Ethics and Economics Conference 2017

19 Jan 2017 - 20 Jan 2017 19 Jan, Thu, 9.30 AM to 5.00 PM and 20 Jan, Fri, 9.30 AM to 6.30 PM SUTD Lecture Theatre 4 (Building 2, Level 4)


The conference aims to be the first of a series of annual conferences on the issue of ethics and economics. Register here

The two-way connection between ethics and economics has received renewed interest recently. Scholars have examined how ethics shape economic decisions, institutions, and systems, and conversely. This renewed interest appears in a historic period characterised by a widening and a deepening of market practices. A widening, because it is characterized by a diffusion of market ideologies and practices around the world following the fall of state socialism. A deepening, because our daily lives are increasingly entangled by market interactions. New markets are being created for goods and services such as human bodies, ecological waste, or gestation. The commodification of previously sanctuarised objects and activities has led to increased ethical concern on the permissibility of such transactions, as well as novel forms of political resistance.

Our interdisciplinary conference will go along a recent trend in research on ethics and economics. Researchers interested in this topic have overcome the traditional divide between economics, which tended to focus on value, and other social sciences, which examined values. Our ambition is to take this dialog between different scholarly disciplines further. We will invite scholars from economics, sociology, and philosophy, to share their views on the interplay between ethics and economics. Our hope is to get a better understanding of our common grounds and differences, and also to get an overview of the most cutting edge research debates in each discipline.

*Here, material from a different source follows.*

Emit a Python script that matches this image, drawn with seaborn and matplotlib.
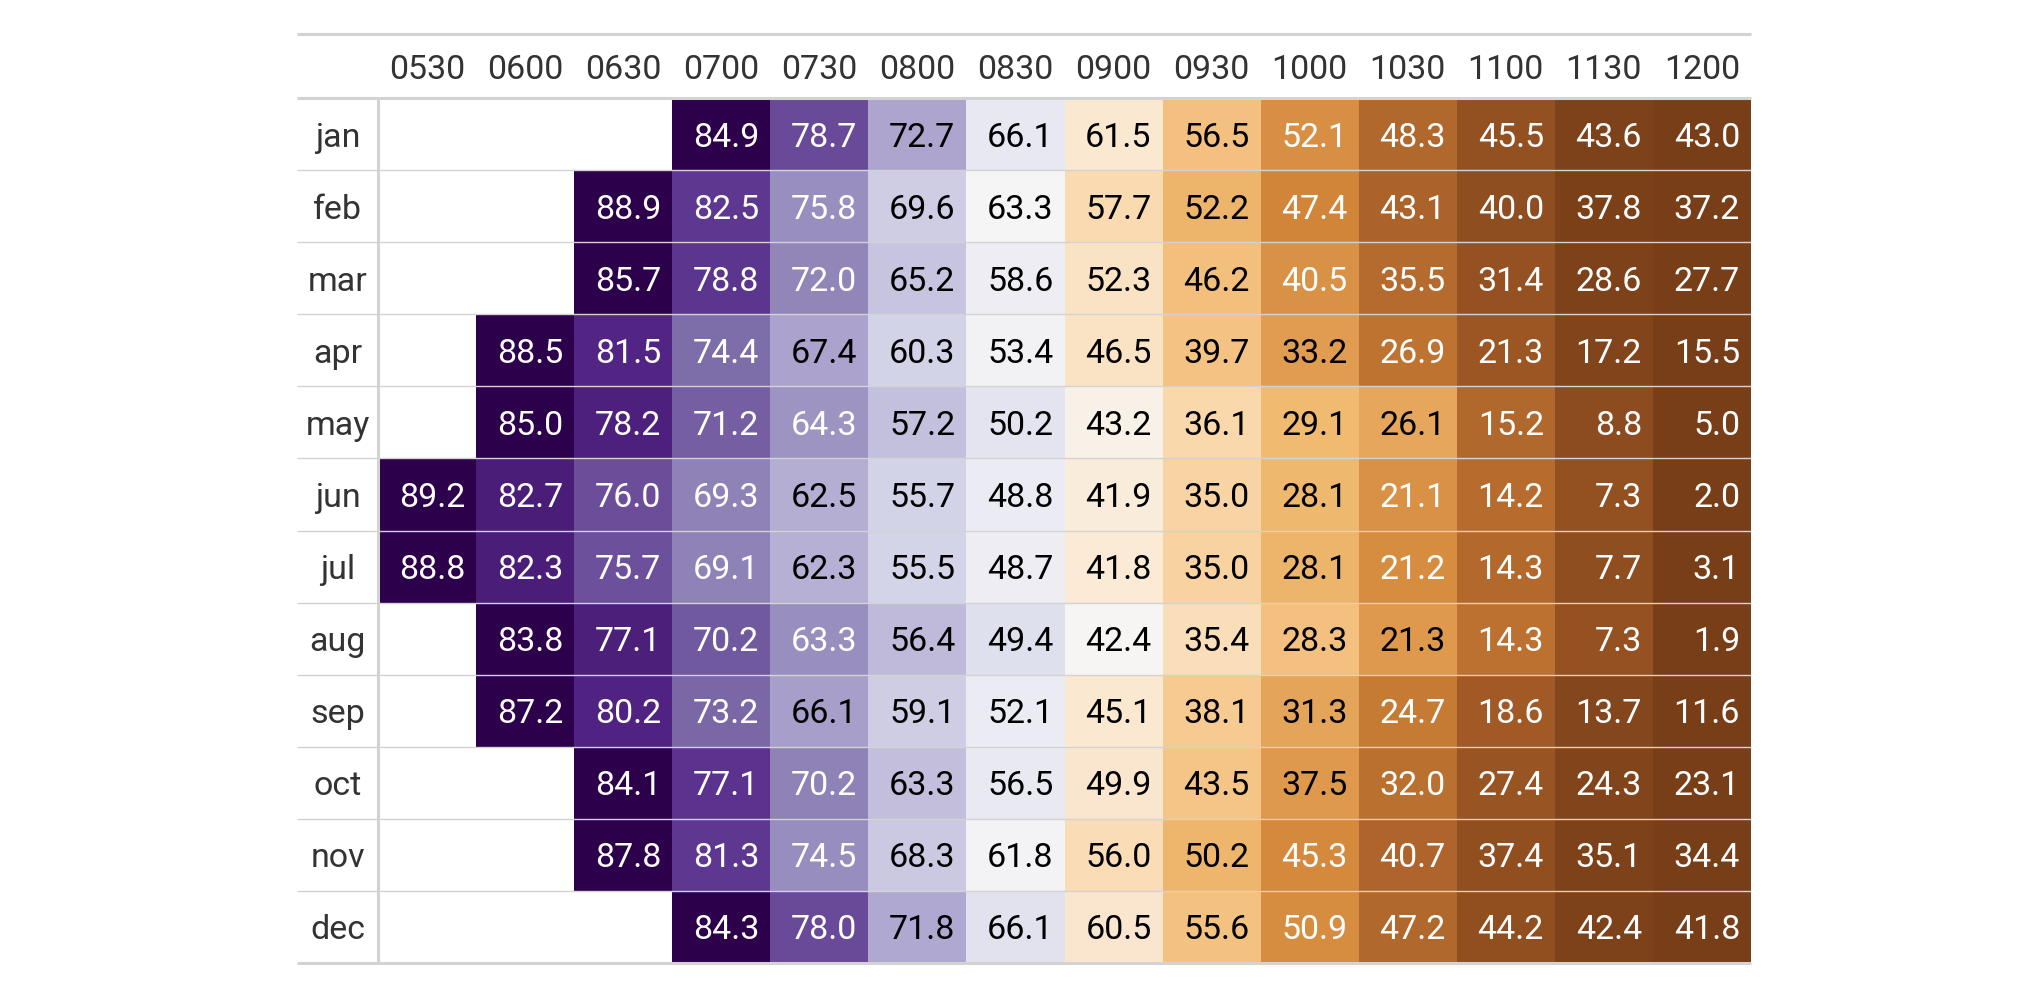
"""
Sun-angle style table: row-normalised heatmap (PuOr, Lab-interpolated like gt's data_color)
with gt-like rules and right-aligned numbers.
"""
import numpy as np
import pandas as pd
import matplotlib
matplotlib.use("Agg")
import matplotlib.pyplot as plt
from matplotlib.colors import ListedColormap, to_rgb
from matplotlib.lines import Line2D
import seaborn as sns

sns.set_style("white")
plt.rcParams["font.family"] = ["Roboto", "DejaVu Sans"]

# ---- data -------------------------------------------------------------------
TIMES = ["0530", "0600", "0630", "0700", "0730", "0800", "0830",
         "0900", "0930", "1000", "1030", "1100", "1130", "1200"]
MONTHS = ["jan", "feb", "mar", "apr", "may", "jun",
          "jul", "aug", "sep", "oct", "nov", "dec"]
NA = np.nan
jan = [NA, NA, NA, 84.9, 78.7, 72.7, 66.1, 61.5, 56.5, 52.1, 48.3, 45.5, 43.6, 43.0]
feb = [NA, NA, 88.9, 82.5, 75.8, 69.6, 63.3, 57.7, 52.2, 47.4, 43.1, 40.0, 37.8, 37.2]
mar = [NA, NA, 85.7, 78.8, 72.0, 65.2, 58.6, 52.3, 46.2, 40.5, 35.5, 31.4, 28.6, 27.7]
apr = [NA, 88.5, 81.5, 74.4, 67.4, 60.3, 53.4, 46.5, 39.7, 33.2, 26.9, 21.3, 17.2, 15.5]
may = [NA, 85.0, 78.2, 71.2, 64.3, 57.2, 50.2, 43.2, 36.1, 29.1, 26.1, 15.2, 8.8, 5.0]
jun = [89.2, 82.7, 76.0, 69.3, 62.5, 55.7, 48.8, 41.9, 35.0, 28.1, 21.1, 14.2, 7.3, 2.0]
jul = [88.8, 82.3, 75.7, 69.1, 62.3, 55.5, 48.7, 41.8, 35.0, 28.1, 21.2, 14.3, 7.7, 3.1]
aug = [NA, 83.8, 77.1, 70.2, 63.3, 56.4, 49.4, 42.4, 35.4, 28.3, 21.3, 14.3, 7.3, 1.9]
sep = [NA, 87.2, 80.2, 73.2, 66.1, 59.1, 52.1, 45.1, 38.1, 31.3, 24.7, 18.6, 13.7, 11.6]
oct_ = [NA, NA, 84.1, 77.1, 70.2, 63.3, 56.5, 49.9, 43.5, 37.5, 32.0, 27.4, 24.3, 23.1]
nov = [NA, NA, 87.8, 81.3, 74.5, 68.3, 61.8, 56.0, 50.2, 45.3, 40.7, 37.4, 35.1, 34.4]
dec = [NA, NA, NA, 84.3, 78.0, 71.8, 66.1, 60.5, 55.6, 50.9, 47.2, 44.2, 42.4, 41.8]

# PuOr-like ramp (orange half slightly muted, as rendered in the reference)
PUOR = ["#783E18", "#A65D27", "#D3873A", "#F0B970", "#FADCB4", "#F7F7F7",
        "#D8DAEB", "#B2ABD2", "#8073AC", "#542788", "#2D004B"]

# ---- layout (pixels of the 2044x1008 canvas) --------------------------------
W, H = 2044, 1008
TBL_L, STUB_R, TBL_R = 297, 378, 1751
TOP, HEAD_B, BOT = 34, 98, 963
RULE = "#d3d3d3"
PAD = 11  # right padding of numbers inside a cell, px
FS = 24.5


def _to_lab(rgb):
    lin = np.where(rgb <= 0.04045, rgb / 12.92, ((rgb + 0.055) / 1.055) ** 2.4)
    M = np.array([[0.4124, 0.3576, 0.1805], [0.2126, 0.7152, 0.0722], [0.0193, 0.1192, 0.9505]])
    f = (lin @ M.T) / np.array([0.95047, 1.0, 1.08883])
    d = 6 / 29
    f = np.where(f > d ** 3, np.cbrt(f), f / (3 * d * d) + 4 / 29)
    return np.stack([116 * f[:, 1] - 16, 500 * (f[:, 0] - f[:, 1]), 200 * (f[:, 1] - f[:, 2])], -1)


def _from_lab(lab):
    d = 6 / 29
    fy = (lab[:, 0] + 16) / 116
    f = np.stack([fy + lab[:, 1] / 500, fy, fy - lab[:, 2] / 200], -1)
    xyz = np.where(f > d, f ** 3, 3 * d * d * (f - 4 / 29)) * np.array([0.95047, 1.0, 1.08883])
    Minv = np.linalg.inv(np.array([[0.4124, 0.3576, 0.1805], [0.2126, 0.7152, 0.0722],
                                   [0.0193, 0.1192, 0.9505]]))
    lin = np.clip(xyz @ Minv.T, 0, 1)
    return np.clip(np.where(lin <= 0.0031308, lin * 12.92, 1.055 * lin ** (1 / 2.4) - 0.055), 0, 1)


def lab_cmap(colors, n=256):
    lab = _to_lab(np.array([to_rgb(c) for c in colors]))
    nodes = np.linspace(0, 1, len(colors))
    t = np.linspace(0, 1, n)
    out = np.stack([np.interp(t, nodes, lab[:, k]) for k in range(3)], -1)
    return ListedColormap(_from_lab(out))


values = pd.DataFrame([jan, feb, mar, apr, may, jun, jul, aug, sep, oct_, nov, dec],
                      index=MONTHS, columns=TIMES)
# colour scale runs per row (min -> brown, max -> purple)
lo = values.min(axis=1)
hi = values.max(axis=1)
scaled = values.sub(lo, axis=0).div(hi - lo, axis=0)

fig = plt.figure(figsize=(W / 100, H / 100), dpi=100)
ax = fig.add_axes([STUB_R / W, 1 - BOT / H, (TBL_R - STUB_R) / W, (BOT - HEAD_B) / H])
sns.heatmap(scaled, cmap=lab_cmap(PUOR), vmin=0, vmax=1, annot=values, fmt=".1f",
            annot_kws={"fontsize": FS}, cbar=False, ax=ax, linewidths=0)

cell_w = (TBL_R - STUB_R) / len(TIMES)
pad = PAD / cell_w
for t in ax.texts:
    x, y = t.get_position()
    i, j = int(y), int(x)
    s = scaled.iat[i, j]
    t.set_x(j + 1 - pad)
    t.set_ha("right")
    t.set_va("center_baseline")
    t.set_color("white" if (s < 0.228 or s > 0.73) else "black")

ax.xaxis.tick_top()
ax.set_xticks(np.arange(len(TIMES)) + 1 - pad, labels=TIMES)
for lab in ax.get_xticklabels():
    lab.set_ha("right")
    lab.set_va("center_baseline")
ax.set_yticks(np.arange(len(MONTHS)) + 0.5, labels=MONTHS)
for lab in ax.get_yticklabels():
    lab.set_ha("center")
    lab.set_va("center_baseline")
    lab.set_rotation(0)
ax.tick_params(axis="x", length=0, pad=(HEAD_B - (TOP + HEAD_B) / 2) * 0.72,
               labelsize=FS, labelcolor="#333333")
ax.tick_params(axis="y", length=0, pad=(STUB_R - (TBL_L + STUB_R) / 2) * 0.72,
               labelsize=FS, labelcolor="#333333")
ax.set_xlabel("")
ax.set_ylabel("")


def rule(x0, x1, y0, y1, lw):
    fig.add_artist(Line2D([x0 / W, x1 / W], [1 - y0 / H, 1 - y1 / H],
                          transform=fig.transFigure, color=RULE, lw=lw,
                          solid_capstyle="butt"))


row_h = (BOT - HEAD_B) / len(MONTHS)
for i in range(1, len(MONTHS)):
    y = HEAD_B + i * row_h
    rule(TBL_L, TBL_R, y, y, 1.0)
rule(TBL_L, TBL_R, TOP, TOP, 2.2)
rule(TBL_L, TBL_R, HEAD_B, HEAD_B, 2.2)
rule(TBL_L, TBL_R, BOT, BOT, 2.2)
rule(STUB_R, STUB_R, HEAD_B, BOT, 2.2)

fig.savefig("out.png", dpi=100, facecolor="white")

The questions we will ask include, but are not limited to:

  • How, when and why is an economic choice perceived as `good’ or `bad’? What are the theories of good implicit in decision theory?

  • How can foundational ethical principles such as equality, dignity and human rights be made compatible with economic theory? How do we deal with the multiplicity of norms and rules, and the choice of their hierarchy?

  • What can ethical theory gain from the formal tools of analysis in economic theory?

  • The human body has become a hotly contested domain of application of market principles (sale of organs, eggs or sperm, surrogacy, private health markets and insurances, price of medicine and life-saving devices, notably in developing countries, selection of transplant recipients in situations of scarcity…). What specific ethical problems are raised by such increasing marketability of the human body? What conceptual framework is required to understand, analyse and frame these issues?

  • Organised crime (mafias, drug trade, etc.) present an interesting paradox: while engaging in illegal and often unethical activities, such economic activities may also involve some form of community development (building hospitals, schools, arranging public services) in the regions where they thrive. How are we then to understand the relationship between ethics and such activities?

  • At an epistemological level, we are interested in understanding the best methodological approaches to analyse issues of morality. What kind of empirical evidence should a researcher focus on when analysing issues of morality?

  • At the level of individual agents, how can we analyse the underlying preferences in market behaviour? Does self-interest constitute the only norm of economic choices? What sort of empirical evidence is available on how economic institutions or socio-economic status affects moral behaviour? Can the design of institutions promote ethical behaviour, and if so, how?